Marcus Thames started the scoring back in the 2nd inning with a solo homer that he hit 400 feet to left field on an outside pitch and an off-balance swing. That boy has some serious power. The homer was his 7th of the year. After Bloomquist’s solo shot in the 6th, Raburn answered right back with a solo homer of his own in the bottom half to put the Tigers back up 2-1.
The Tigers drop to 44-38 and the Royals improve to 36-46 with the win. The 2nd place Twins now sneak within 1.5 games of the Tigers in the Central.
Game 2 of the series pits Justin Verlander (8-4) v. Bruce Chen (0-2). With Zack Greinke looming on Wednesday, the Tigers have to win this game in order to salvage something in this series after dropping a game they had won a few times tonight.

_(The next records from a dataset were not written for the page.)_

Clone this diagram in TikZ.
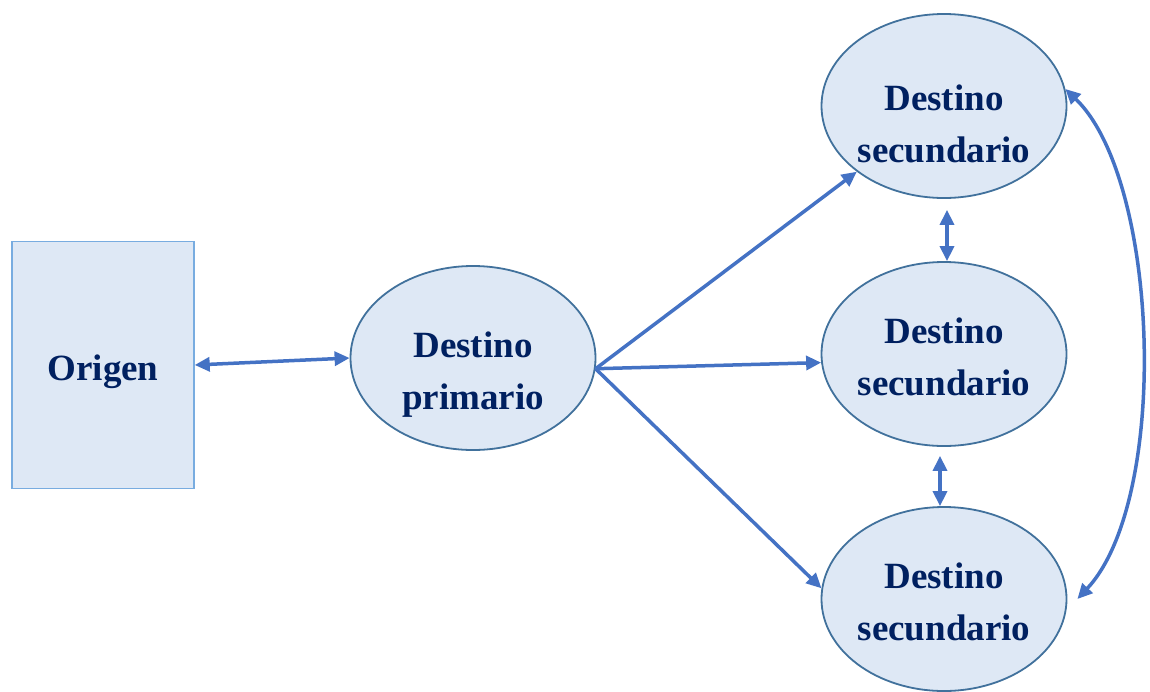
\documentclass[tikz,border=0pt]{standalone}
\usepackage{fontspec}
\setmainfont{Liberation Serif}
\usetikzlibrary{shapes.geometric,arrows.meta}
\definecolor{linkblue}{RGB}{68,114,196}
\definecolor{boxfill}{RGB}{222,232,245}
\definecolor{boxline}{RGB}{120,172,224}
\definecolor{ellline}{RGB}{65,113,156}
\definecolor{textblue}{RGB}{0,32,96}

\begin{document}
\begin{tikzpicture}[x=1pt,y=-1pt,
  >={Triangle[length=15pt,width=14pt]},
  lbl/.style={text=textblue,font=\bfseries\fontsize{37}{52}\selectfont},
  dest/.style={ellipse,lbl,draw=ellline,line width=1.8pt,fill=boxfill,
    minimum width=245pt,minimum height=184pt,inner sep=0pt,align=center,
    text height=82pt,text depth=0pt},
  link/.style={draw=linkblue,line width=3.5pt}]
  \useasboundingbox (0,0) rectangle (1150,691); % page size
  \node[lbl,draw=boxline,line width=1.4pt,fill=boxfill,minimum width=182pt,
    minimum height=247pt,text height=33pt,text depth=2pt] (origen) at (103,365) {Origen};
  \node[dest,text height=103pt] (prim) at (473,358) {Destino\\primario};
  \foreach \n/\y/\h in {1/106/112,2/354/82,3/599/82}
    \node[dest,text height=\h pt] (sec\n) at (944,\y) {Destino\\secundario};
  % connectors
  \draw[link,<->] (origen.east) -- (prim.west);
  \foreach \n/\a in {1/217,2/184,3/175}
    \draw[link,->] (prim.-5) -- (sec\n.\a);
  \draw[link,<->,shorten <=11pt] ([xshift=3pt]sec1.south) -- ([xshift=3pt]sec2.north);
  \draw[link,<->,shorten <=9pt] ([xshift=-4pt]sec2.south) -- ([xshift=-4pt]sec3.north);
  \draw[link,<->] (sec1.8) .. controls (1160,180) and (1170,500) .. ([xshift=10pt]sec3.east);
\end{tikzpicture}
\end{document}
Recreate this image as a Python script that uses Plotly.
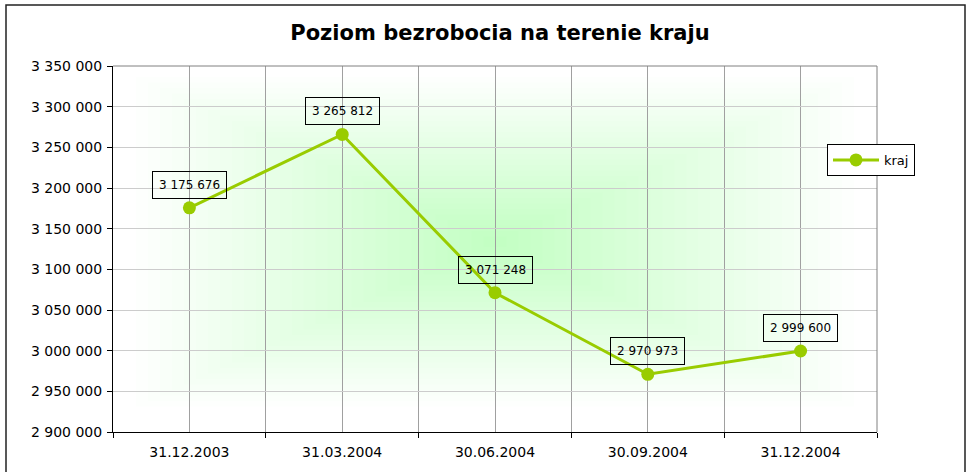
import plotly.graph_objects as go

# ---- data ----
categories = ["31.12.2003", "31.03.2004", "30.06.2004", "30.09.2004", "31.12.2004"]
values = [3175676, 3265812, 3071248, 2970973, 2999600]
series_name = "kraj"
title_text = "Poziom bezrobocia na terenie kraju"
y_min, y_max, y_step = 2900000, 3350000, 50000

FONT = "DejaVu Sans"
GREEN = "#99cc00"

x_pos = list(range(len(categories)))
bounds = [i - 0.5 for i in range(len(categories) + 1)]

fig = go.Figure()
fig.add_trace(go.Scatter(
    x=x_pos, y=values, mode="lines+markers", name=series_name,
    line=dict(color=GREEN, width=3),
    marker=dict(color=GREEN, size=13),
    hoverinfo="skip",
))

# data labels
for xi, v in zip(x_pos, values):
    fig.add_annotation(
        x=xi, y=v, xref="x", yref="y",
        text=f"{v:,}".replace(",", " "),
        showarrow=False, yanchor="bottom", xanchor="center", yshift=9,
        font=dict(family=FONT, size=12, color="black"),
        bordercolor="black", borderwidth=1, borderpad=6,
        bgcolor="rgba(0,0,0,0)",
    )

shapes = []
# rectangular "from centre" green gradient in plot area
N = 30
a = 1 - (1 - 0.19) ** (1 / N)
cx, cy = 0.5, 0.52
hx, hy = 0.47, 0.45
for i in range(N, 0, -1):
    f = i / N
    shapes.append(dict(
        type="rect", xref="x domain", yref="y domain", layer="below",
        x0=cx - hx * f, x1=cx + hx * f, y0=cy - hy * f, y1=cy + hy * f,
        line=dict(width=0), fillcolor=f"rgba(40,240,40,{a:.5f})",
    ))
# top and right plot-area border (gray)
shapes.append(dict(type="line", xref="paper", yref="paper", x0=0, x1=1, y0=1, y1=1,
                   line=dict(color="#808080", width=1), layer="above"))
shapes.append(dict(type="line", xref="paper", yref="paper", x0=1, x1=1, y0=0, y1=1,
                   line=dict(color="#808080", width=1), layer="above"))
# outer chart frame
L, R, T, B = 113, 877, 66, 432
W_, H_ = R - L, B - T
def px(x): return (x - L) / W_
def py(y): return (B - y) / H_
shapes.append(dict(type="rect", xref="paper", yref="paper",
                   x0=px(6), x1=px(965), y0=py(5), y1=py(490),
                   line=dict(color="#222222", width=1.5), fillcolor="rgba(0,0,0,0)"))

fig.update_layout(
    width=971, height=472,
    margin=dict(l=L, r=971 - R, t=T, b=472 - B),
    paper_bgcolor="white", plot_bgcolor="white",
    separators=", ",
    font=dict(family=FONT, size=13, color="black"),
    title=dict(text=title_text, x=px(500), xref="paper", xanchor="center",
               y=1 - 33 / 472, yref="container", yanchor="middle",
               font=dict(family=FONT, size=21, color="black", weight="bold")),
    showlegend=True,
    legend=dict(x=px(827), y=py(144), xanchor="left", yanchor="top",
                bgcolor="white", bordercolor="black", borderwidth=1,
                itemwidth=46, tracegroupgap=0,
                font=dict(family=FONT, size=13, color="black")),
    shapes=shapes,
    xaxis=dict(
        range=[bounds[0], bounds[-1]], tickmode="array", tickvals=x_pos, ticktext=categories,
        ticks="", showgrid=True, gridcolor="#a0a0a0", gridwidth=1, zeroline=False,
        showline=True, linecolor="black", linewidth=1,
        ticklabelstandoff=7,
        tickfont=dict(family=FONT, size=14, color="black"),
        minor=dict(tickmode="array", tickvals=bounds, ticks="outside", ticklen=5,
                   tickcolor="black", showgrid=True, gridcolor="#a0a0a0", gridwidth=1),
        fixedrange=True,
    ),
    yaxis=dict(
        range=[y_min, y_max], dtick=y_step, tick0=y_min, tickformat=",d",
        ticks="outside", ticklen=5, tickcolor="black",
        showgrid=True, gridcolor="#cccccc", gridwidth=1, zeroline=False,
        showline=True, linecolor="black", linewidth=1,
        ticklabelstandoff=2,
        tickfont=dict(family=FONT, size=14, color="black"),
        fixedrange=True,
    ),
)

fig.write_html("out.html", config={"displayModeBar": False},
               post_script="document.body.style.margin='0';")
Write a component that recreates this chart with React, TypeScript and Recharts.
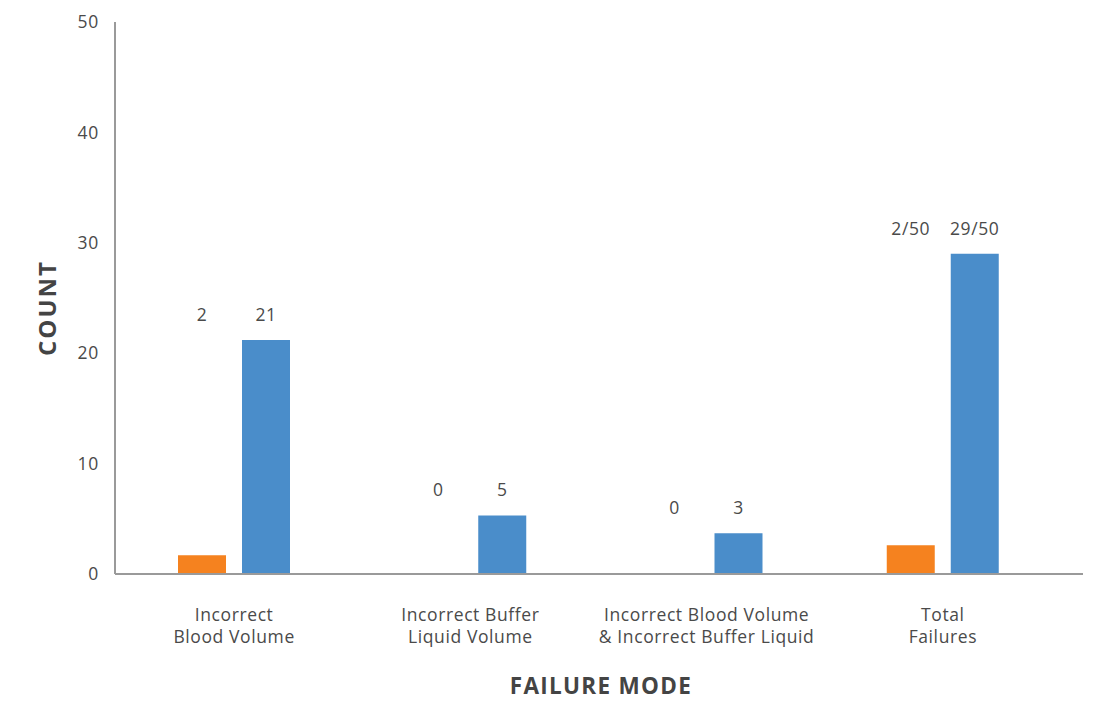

Tiger Bites: Carlos Guillen (shoulder) was taking batting practice and throwing balls around the park before the game today, despite how much I rag on his defense, we sure could use his steady bat back in the lineup…prior to tonight’s game, Dan Neuman, a loyal isportsweb reader, put together a breakdown of the Tigers’ 2nd half schedule, 2 things become instantly clear, it’s a home loaded schedule and we play a ton of games against the rest of the AL Central, check it out:
Joe, Of the 81 Games remaining, the Tigers play teams from the Central 44 times. 29 of those are at home and only 15 on the road. Here’s the breakdown:
White Sox 7H 3A
Twins 7H 3A
Royals 9H 3A
Indians 6H 6A
Tot 29H 15A
Yankees 0H 3A
Orioles 4H 0A
Red Sox 0H 4A
Rays 4H 3A
Blue Jays 4H 0A
Tot 12H 10A
Mariners 6H 0A
Rangers 0H 3A
A’s 0H 3A
Angels 0H 3A
Tot 6H 9A
I believe this is a great schedule for Detroit to take advantage of.